SONNE
Between cigarettes she slips, mother killed herself
She talks about a group home and her real name
The one she does not use
Because it is old, fuddy-duddy, the name of the island where she was born
I never ask how she did it
But I imagine pills
Black and white photographs taken by the ocean
White fences dunes and lawn chairs
Short hair, sunglasses
Classic cars, red interiors
I imagine her with cocktails
Entertaining her blonde haired little girl with gothic rhymes
Of sitters stealing babies from cradles
I see her dead on a bathroom floor at midnight
A tulip sink clean enough to drink from.
We go to her apartment
She pulls out shoeboxes full of journals
One is covered in cutouts of Angelina Jolie
She says I don’t give a fuck what anyone says
I love her
She plays Jeff Buckley then Leonard Cohen then Tom Waits on repeat
The evening goes on with her talking
Tristram Shandy is a favorite
People are fucks
The magnets are housewives and sarcasm
I work well with others as long as they leave me the fuck alone
She is holding a ladle
She goes on about a man she loves
Great sex except a woman got in the way
We get drunk again
She shows me more lives tucked away in boxes – photographs, clippings, cards.
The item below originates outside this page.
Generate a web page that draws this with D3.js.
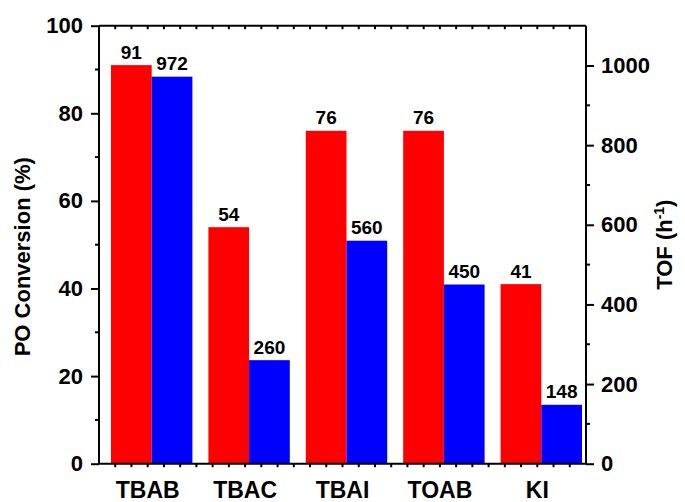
<!DOCTYPE html>
<html>
<head>
<meta charset="utf-8">
<script src="https://cdn.jsdelivr.net/npm/d3@7"></script>
<style>
  body { margin: 0; background: #fff; }
  svg text { font-family: "Liberation Sans", Arial, sans-serif; font-weight: bold; fill: #000; }
</style>
</head>
<body>
<svg id="chart" width="685" height="502"></svg>
<script>
// Catalyst screening: PO conversion (left axis) and TOF (right axis)
const categories = ["TBAB", "TBAC", "TBAI", "TOAB", "KI"];
const conversion = [91, 54, 76, 76, 41];        // %
const tof = [972, 260, 560, 450, 148];          // h^-1
const leftTicks = [0, 20, 40, 60, 80, 100];
const rightTicks = [0, 200, 400, 600, 800, 1000];

const svg = d3.select("#chart");
const m = { left: 99, right: 586, top: 25.7, bottom: 463.7 };

const x = d3.scaleBand().domain(categories).range([m.left, m.right]).padding(0);
const yL = d3.scaleLinear().domain([0, 100]).range([m.bottom, m.top]);
const yR = d3.scaleLinear().domain([0, 1100]).range([m.bottom, m.top]);

// bar pair inside each category slot
const inner = d3.scaleBand().domain(["conv", "tof"]).range([12, 93.4]).padding(0);

const series = [
  { key: "conv", values: conversion, y: yL, color: "#ff0000" },
  { key: "tof", values: tof, y: yR, color: "#0000ff" }
];

series.forEach(s => {
  const g = svg.append("g");
  g.selectAll("rect").data(categories).join("rect")
    .attr("x", c => x(c) + inner(s.key))
    .attr("width", inner.bandwidth())
    .attr("y", (c, i) => s.y(s.values[i]))
    .attr("height", (c, i) => m.bottom - s.y(s.values[i]))
    .attr("fill", s.color);
  g.selectAll("text").data(categories).join("text")
    .attr("x", c => x(c) + inner(s.key) + inner.bandwidth() / 2)
    .attr("y", (c, i) => s.y(s.values[i]) - 6.5)
    .attr("text-anchor", "middle")
    .style("font-size", "19px")
    .text((c, i) => s.values[i]);
});

const axisStroke = 2;
const fmt = d3.format("d");

// left axis
const left = svg.append("g").attr("transform", `translate(${m.left},0)`)
  .call(d3.axisLeft(yL).tickValues(leftTicks).tickFormat(fmt).tickSize(8).tickPadding(8));
left.selectAll("text").style("font-size", "22px");
left.append("g").selectAll("line").data(d3.range(10, 100, 20)).join("line")
  .attr("x1", 0).attr("x2", -4).attr("y1", d => yL(d)).attr("y2", d => yL(d));

// right axis
const right = svg.append("g").attr("transform", `translate(${m.right},0)`)
  .call(d3.axisRight(yR).tickValues(rightTicks).tickFormat(fmt).tickSize(8).tickPadding(7));
right.selectAll("text").style("font-size", "22px");
right.append("g").selectAll("line").data(d3.range(100, 1100, 200)).join("line")
  .attr("x1", 0).attr("x2", 4).attr("y1", d => yR(d)).attr("y2", d => yR(d));

// bottom axis with category labels
const bottom = svg.append("g").attr("transform", `translate(0,${m.bottom})`)
  .call(d3.axisBottom(x).tickSize(0).tickPadding(18));
bottom.selectAll("text").style("font-size", "23px");

// minor ticks along top and bottom edges
const step = (m.right - m.left) / 30;
const minor = d3.range(1, 30).map(k => m.left + k * step);
svg.append("g").selectAll("line").data(minor).join("line")
  .attr("x1", d => d).attr("x2", d => d).attr("y1", m.bottom).attr("y2", m.bottom + 3.5);
svg.append("g").selectAll("line").data(minor).join("line")
  .attr("x1", d => d).attr("x2", d => d).attr("y1", m.top).attr("y2", m.top + 3.5);

// top frame line
svg.append("line").attr("x1", m.left).attr("x2", m.right).attr("y1", m.top).attr("y2", m.top);

svg.selectAll(".domain").remove();
svg.append("line").attr("x1", m.left).attr("x2", m.left).attr("y1", m.top).attr("y2", m.bottom);
svg.append("line").attr("x1", m.right).attr("x2", m.right).attr("y1", m.top).attr("y2", m.bottom);
svg.append("line").attr("x1", m.left - 1).attr("x2", m.right + 1).attr("y1", m.bottom).attr("y2", m.bottom);

svg.selectAll("line").attr("stroke", "#000").attr("stroke-width", axisStroke);

// axis titles
svg.append("text")
  .attr("transform", `translate(30,${(m.top + m.bottom) / 2 + 12}) rotate(-90)`)
  .attr("text-anchor", "middle")
  .style("font-size", "22px")
  .text("PO Conversion (%)");

const rt = svg.append("text")
  .attr("transform", `translate(672,${(m.top + m.bottom) / 2}) rotate(-90)`)
  .attr("text-anchor", "middle")
  .style("font-size", "22px");
rt.append("tspan").text("TOF (h");
rt.append("tspan").attr("dy", -8).style("font-size", "14px").text("-1");
rt.append("tspan").attr("dy", 8).text(")");
</script>
</body>
</html>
Weeks later we meet at the hotel bar across the street from the hospital
Her father is dying and I did not know she had a father
I cannot piece together her history
Her mother is dead, she killed herself
She lived in a group home for girls
But her father is here now dying in Boston
He is septic and his liver is failing
She says he was not a drinker
She says he is only sixty
It is cold, winter and raining.
In the hospital I must pass through levels of security
To walk around a circular hallway to his room
He is covered in blankets and tubes
It is obvious this man will die
To me he tinkered with 350 engines, never denied salt air, said: winter is for the living, go
out and revel!
I sit in a waiting room designed for children
Little chairs and tables
Cardboard books about farms and animal people
There are no windows here
It is only time before I am sick
A nurse offers me a cup of water and a cheese stick.
Her father dies
And once again she is an orphan in my mind
She travels to Key West then Puerto Rico
Lives on an island with navy bombed soil
Its toxic metals hidden in produce and history
Because to see it
There’s water’s clarity and silhouette sunsets
Draping heat
It’s too hot to run
Too hot to eat
Just drink to each counted day
Several more and more moments of reflection
A place to put memories in neon trees
Each iguana a foreign comfort
We cannot take away our pains so we bring them to other places
Harbor them where they cannot be seen so clearly on our faces.